Vanilla logistic regression


fit1 = brm(y ~ 1 + x, data=dat, family=bernoulli())

Nonlinear formula logistic regression

fit2 = brm(bf(y ~ 1 / (1+exp(-(eta))),
              eta ~ 1+x,
              family=bernoulli(link="identity"),
              nl=TRUE),
           data=dat,
           prior = set_prior("student_t(3,0,10)", class="b", nlpar="eta"))

Lapsing logistic regression

fit3 = brm(bf(y ~ lapselow + (1-lapsehigh-lapselow) * 1 / (1+exp(-(eta))),
              eta ~ 1+x,
              lapselow ~ 1,
              lapsehigh ~ 1, 
              family=bernoulli(link="identity"),
              nl=TRUE),
           data=dat,
           inits="0",
           control=list(adapt_delta=0.99),
           prior = c(set_prior("student_t(3,0,10)", class="b", nlpar="eta"),
                     set_prior("uniform(0,0.1)", class="b", nlpar="lapselow"),
                     set_prior("uniform(0,0.1)", class="b", nlpar="lapsehigh")))

As my attempt to increase adapt_delta might suggest, I’m getting a ton of divergent transitions with the last model (nearly 25%). So I’m afraid that it’s going to be hard to make this work without digging into the stan code (or doing some kind of hack to mimic stan’s transformation of bounded parameters)

References

Wichmann, F. A., & Hill, N. J. (2001). The psychometric function: I. Fitting, sampling, and goodness of fit. Perception and Psychophysics, 63(8), 1293–1313.


#2

Your third model runs very fast (less than 8 seconds on my computer) with no divergent transitions and good parameter recovery with a few small changes:

  • Center x
set.seed(999)
guess <- .02
lapse <- .03
dat <- cross_df(list(x = seq(-5, 5),
                     rep = seq(1, 5),
                     subj = seq(1, 10))) %>%
  mutate(theta = guess + (1-guess-lapse)*plogis(1 * (x)),
         y = as.integer(rbernoulli(n=length(theta), p=theta)))
  • Assign priors as described here. (I think there’s also a typo in your model; the guess and lapse parameters are reversed from those discussed in Wichmann and Hill.) It would probably be best not to use flat priors with bounds but that seems to work for this example.
BF <- bf(
  y ~ guess + (1-guess-lapse) * inv_logit(eta),
  eta ~ 1 + x,
  guess ~ 1,
  lapse ~ 1, 
  family = bernoulli(link="identity"),
  nl = TRUE
) 
p2 <- c(
  prior(student_t(7, 0, 10), class = "b", nlpar = "eta"),
  prior(beta(1, 1), nlpar = "lapse", lb = 0, ub = .1),
  prior(beta(1, 1), nlpar = "guess", lb = 0, ub = .1)
)
fit_2 <- brm(
  BF,
  data = dat,
  inits = 0,
  control = list(adapt_delta = 0.99),
  prior = p2,
)
# ~8 seconds....
summary(fit_2)
 Family: bernoulli 
  Links: mu = identity 
Formula: y ~ guess + (1 - guess - lapse) * inv_logit(eta) 
         eta ~ 1 + x
         guess ~ 1
         lapse ~ 1
   Data: dat (Number of observations: 550) 
Samples: 4 chains, each with iter = 2000; warmup = 1000; thin = 1;
         total post-warmup samples = 4000

Population-Level Effects: 
                Estimate Est.Error l-95% CI u-95% CI Eff.Sample Rhat
eta_Intercept       0.03      0.21    -0.40     0.47       1972 1.00
eta_x               1.12      0.18     0.84     1.54       1312 1.01
guess_Intercept     0.03      0.02     0.00     0.08       1487 1.00
lapse_Intercept     0.04      0.02     0.00     0.08       1585 1.00

Samples were drawn using sampling(NUTS). For each parameter, Eff.Sample 
is a crude measure of effective sample size, and Rhat is the potential 
scale reduction factor on split chains (at convergence, Rhat = 1).

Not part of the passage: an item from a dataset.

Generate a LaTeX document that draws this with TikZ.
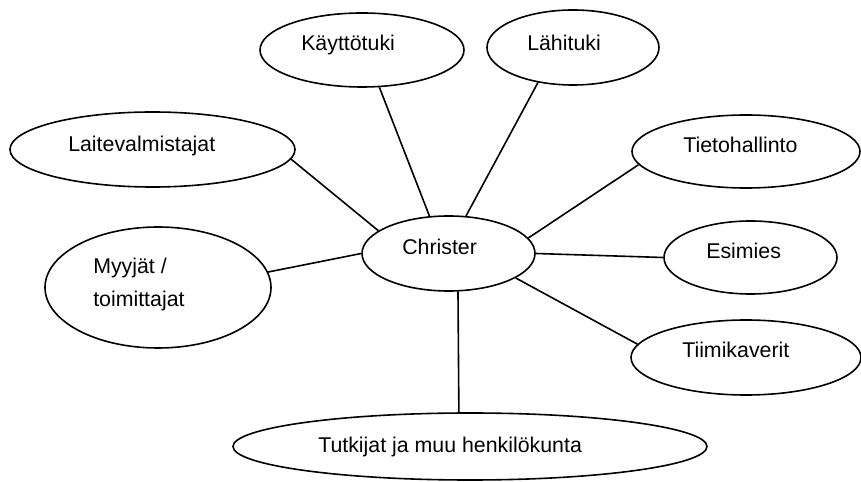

I also tried this out with a probit link (you can use Phi(eta)) and it seems to be a little more accurate re the guess and lapse parameters.

Edit: I suppose the answer to your question is “No, you have to use the nonlinear syntax as other approaches (such as the link functions in psyphy::logit.2asym()) don’t work with brms. But the performance penalty is not bad.” Personally I think the nonlinear syntax is great and don’t really see the problem. Maybe with huge datasets the run time is too long?


#3

Thanks for the help! I should have read the docs on the priors more closely but that looks like it does exactly what I wanted.

I don’t think it should be a problem, and if it is I’ll report back. I think the nonlinear formula thing is wonderful too! It eliminates one of the major pain points of Stan for me, the tradeoff between flexibility in specifying the model and easily generalizing to mixed effects designs.


#4

FWIW, I think most of the work is being done by setting the priors appropriately. Even with x not centered it runs fast and without divergent transitions.


#5

Would it not be possible to write this as a mixture of Bernoullis?

Something like this:

mix <- mixture(bernoulli("probit"), bernoulli("probit"))
fit_mix <- brm(bf(y ~ 1, mu1 ~ x, mu2 ~ 1),
               data = dat, 
               family = mix)

I haven’t really worked this out, purely based on intuition.


#6

Oh that’s really clever! I didn’t realize brms supported mixture models but yes that’s essentially what this is. I take it mu1 and mu2 are automatically mapped to the means of the two mixtures?


#7

yes, and theta1 and theta2 are the mixing proportions


#8

so if this is correct, then using this model theta2 should be equal to lapse/(1-guess)


#9

🙌 very cool

(please pardon my thumb-typing)


#10

really nice! Do you have a worked out example?